RequestConfig.custom()
    .setConnectionRequestTimeout(Timeout.ofSeconds(1))  // Wait for pool connection
    .setResponseTimeout(Timeout.ofSeconds(10))           // Total request timeout
    .build();

The timeout hierarchy:

$$\text{pool wait} < \text{connect} < \text{socket read} < \text{total request}$$

For the content platform:

Timeout	Value	Purpose
Connection pool wait	1s	Time waiting for an available connection from pool
Connect timeout	2s	TCP + TLS handshake (datacenter: usually <10ms)
Socket read timeout	5s	Time waiting for response data after request sent
Total request timeout	10s	Hard cap on entire request lifecycle

connectionRequestTimeout(1 second): If no connection is available from the pool within 1 second, the request fails. This is the pool exhaustion signal. When this timeout fires frequently, the pool is undersized or a downstream service is slow (holding connections open).

connectTimeout(2 seconds): If the TCP/TLS handshake does not complete in 2 seconds, the target host is unreachable or overloaded. Waiting longer wastes a thread.

socketTimeout(5 seconds): If no data arrives on the socket for 5 seconds after the request is sent, the server is likely stuck processing. Waiting longer risks cascading timeouts upstream.

responseTimeout(10 seconds): The absolute cap. Even if the connection is established and data is trickling in, the total request must complete within 10 seconds. This prevents slow responses from holding connections indefinitely.

DNS Resolution and Connection Pools

Connection pools cache connections by host+port. But in containerized environments, DNS records change when services are redeployed.
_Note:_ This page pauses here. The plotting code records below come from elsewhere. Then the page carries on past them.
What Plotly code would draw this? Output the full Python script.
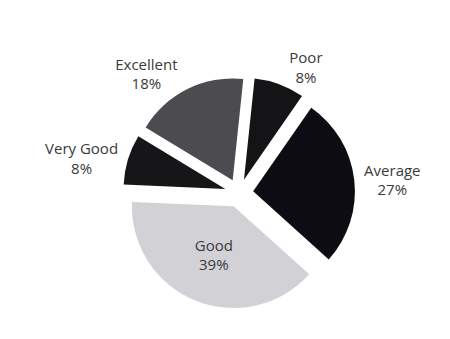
import plotly.graph_objects as go

labels = ["Poor", "Average", "Good", "Very Good", "Excellent"]
values = [8, 27, 39, 8, 18]
colors = ["#141416", "#0c0c12", "#d2d2d6", "#161618", "#4b4b50"]

fig = go.Figure(go.Pie(
    labels=labels,
    values=values,
    sort=False,
    direction="clockwise",
    rotation=6,
    pull=[0.14, 0.14, 0.14, 0.14, 0.14],
    marker=dict(colors=colors, line=dict(color="white", width=0)),
    texttemplate="%{label}<br>%{percent}",
    textposition=["outside", "outside", "inside", "outside", "outside"],
    insidetextorientation="horizontal",
    textfont=dict(family="Open Sans", size=15, color="#3a3a3a"),
    showlegend=False,
    hoverinfo="label+percent",
))

fig.update_layout(
    width=450, height=339,
    margin=dict(l=40, r=30, t=22, b=0),
    paper_bgcolor="white",
    plot_bgcolor="white",
)

fig.write_html("out.html")
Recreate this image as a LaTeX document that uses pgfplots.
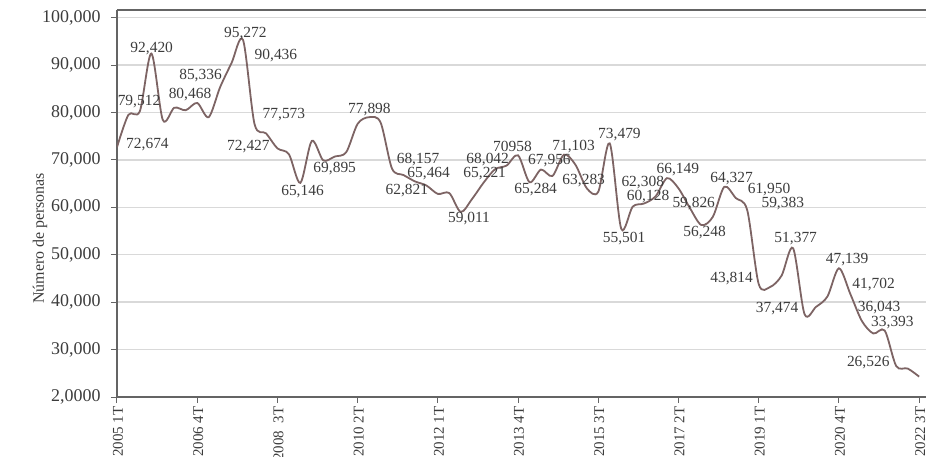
\documentclass[border=0pt]{standalone}
\usepackage{pgfplots}
\pgfplotsset{compat=1.18}
\usepackage{fontspec}
\setmainfont{Liberation Serif}
\definecolor{linec}{RGB}{125,100,100}
\definecolor{txt}{RGB}{60,60,60}
\definecolor{gridc}{RGB}{217,217,217}
\definecolor{axc}{RGB}{100,100,100}
\tikzset{lbl/.style={font=\fontsize{15.5}{15.5}\selectfont, text=txt, inner sep=0pt}}
\pgfplotstableread{
i v
0 72674
1 79512
2 80300
3 92420
4 78400
5 81000
6 80468
7 82000
8 79000
9 85336
10 90436
11 95272
12 77573
13 75600
14 72427
15 71200
16 65146
17 74000
18 69895
19 70700
20 71600
21 77600
22 79000
23 77898
24 68157
25 66800
26 65464
27 64600
28 62821
29 63000
30 59011
31 61800
32 65221
33 68042
34 68800
35 70958
36 65284
37 67956
38 66600
39 71103
40 69000
41 64000
42 63283
43 73479
44 55501
45 60128
46 60800
47 62308
48 66149
49 64000
50 59826
51 56248
52 58000
53 64327
54 61950
55 59383
56 43814
57 43200
58 45600
59 51377
60 37474
61 39000
62 41200
63 47139
64 41702
65 36043
66 33393
67 34000
68 26526
69 26000
70 24300
}\datatable
\begin{document}
\begin{tikzpicture}
\begin{axis}[name=ax,
  scale only axis, width=809bp, height=387bp,
  xmin=0, xmax=70.6, ymin=20000, ymax=101600,
  axis x line*=box, axis y line*=left,
  axis line style={axc, line width=1.3bp},
  xtick pos=bottom, ytick pos=left,
  ytick={20000,30000,...,100000},
  yticklabels={{2,0000},{30,000},{40,000},{50,000},{60,000},{70,000},{80,000},{90,000},{100,000}},
  xtick={0,7,...,70},
  xticklabels={2005 1T,2006 4T,2008\ \ 3T,2010 2T,2012 1T,2013 4T,2015 3T,2017 2T,2019 1T,2020 4T,2022 3T},
  tick align=outside, major tick length=6bp,
  tick style={axc, line width=1bp},
  ymajorgrids, grid style={gridc, line width=1.3bp},
  x tick label style={rotate=90, anchor=east, font=\fontsize{15}{15}\selectfont, text=txt, yshift=-1bp},
  y tick label style={font=\fontsize{18}{18}\selectfont, text=txt, xshift=-7bp},
  ylabel={Número de personas},
  every axis y label/.style={at={(axis description cs:0,0.41)}, xshift=-77bp, rotate=90, anchor=center, font=\fontsize{16}{16}\selectfont, text=txt},
]
\addplot[linec, line width=1.8bp, smooth, tension=0.5, no marks] table[x=i, y=v] {\datatable};
\node[lbl] at (axis cs:1.92,82260) {79,512};
\node[lbl] at (axis cs:2.66,73132) {72,674};
\node[lbl] at (axis cs:3.03,93520) {92,420};
\node[lbl] at (axis cs:6.37,83674) {80,468};
\node[lbl] at (axis cs:7.29,87680) {85,336};
\node[lbl] at (axis cs:11.20,96682) {95,272};
\node[lbl] at (axis cs:13.87,91896) {90,436};
\node[lbl] at (axis cs:14.57,79457) {77,573};
\node[lbl] at (axis cs:11.47,72773) {72,427};
\node[lbl] at (axis cs:16.19,63285) {65,146};
\node[lbl] at (axis cs:19.0,68219) {69,895};
\node[lbl] at (axis cs:22.03,80659) {77,898};
\node[lbl] at (axis cs:26.27,69969) {68,157};
\node[lbl] at (axis cs:27.2,67165) {65,464};
\node[lbl] at (axis cs:25.29,63433) {62,821};
\node[lbl] at (axis cs:30.72,57677) {59,011};
\node[lbl] at (axis cs:32.09,67165) {65,221};
\node[lbl] at (axis cs:32.35,69969) {68,042};
\node[lbl] at (axis cs:34.51,72773) {70958};
\node[lbl] at (axis cs:37.74,69758) {67,956};
\node[lbl] at (axis cs:36.54,63644) {65,284};
\node[lbl] at (axis cs:39.85,72773) {71,103};
\node[lbl] at (axis cs:40.73,65541) {63,283};
\node[lbl] at (axis cs:43.85,75240) {73,479};
\node[lbl] at (axis cs:45.88,65267) {62,308};
\node[lbl] at (axis cs:46.34,62231) {60,128};
\node[lbl] at (axis cs:44.26,53313) {55,501};
\node[lbl] at (axis cs:48.95,67861) {66,149};
\node[lbl] at (axis cs:50.33,60692) {59,826};
\node[lbl] at (axis cs:51.28,54725) {56,248};
\node[lbl] at (axis cs:53.64,66111) {64,327};
\node[lbl] at (axis cs:56.90,63791) {61,950};
\node[lbl] at (axis cs:58.10,60692) {59,383};
\node[lbl] at (axis cs:59.23,53460) {51,377};
\node[lbl] at (axis cs:53.64,45027) {43,814};
\node[lbl] at (axis cs:57.61,38701) {37,474};
\node[lbl] at (axis cs:63.72,48885) {47,139};
\node[lbl] at (axis cs:66.03,43614) {41,702};
\node[lbl] at (axis cs:66.51,38828) {36,043};
\node[lbl] at (axis cs:67.67,35665) {33,393};
\node[lbl] at (axis cs:65.56,27232) {26,526};
\end{axis}
\pgfresetboundingbox
\path[use as bounding box] ([xshift=-117bp,yshift=-60bp]ax.south west) rectangle ([yshift=10bp]ax.north east);
\end{tikzpicture}
\end{document}
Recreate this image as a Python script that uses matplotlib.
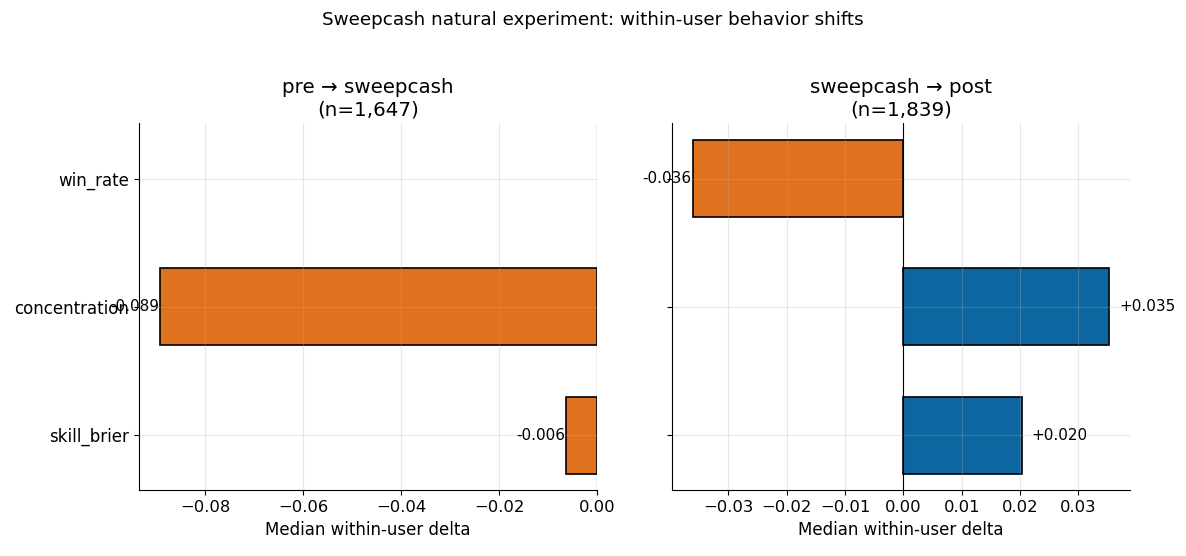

The pool holds connections to the old IP address while new instances run at the new IP.

// Problem: Default DNS caching (30 seconds in JVM) means
// pool holds stale connections after service redeploy

// Fix: Reduce JVM DNS cache TTL
java.security.Security.setProperty("networkaddress.cache.ttl", "10");
java.security.Security.setProperty("networkaddress.cache.negative.ttl", "5");

The JVM caches DNS lookups for 30 seconds by default (infinite in some configurations). For the content platform running in Kubernetes, service IPs change on every deployment. Setting the DNS cache TTL to 10 seconds ensures new connections target the current service instances. Existing pooled connections continue using the old IP until they are closed by maxLifetime or idle eviction.

The interaction between DNS TTL and connection pool configuration:

$$\text{stale connection window} = \text{DNS TTL} + \text{pool maxLifetime}$$

With DNS TTL = 10s and maxLifetime = 300s, the worst-case stale window is 310 seconds. To reduce this, lower maxLifetime or add health checks that detect connections to deregistered instances.

For the content platform, the team uses a connection pool eviction strategy that validates connections every 10 seconds (validateAfterInactivity) and evicts idle connections after 30 seconds. Combined with a 10-second DNS TTL, this ensures that within 40 seconds of a service redeployment, all connections target the new instances.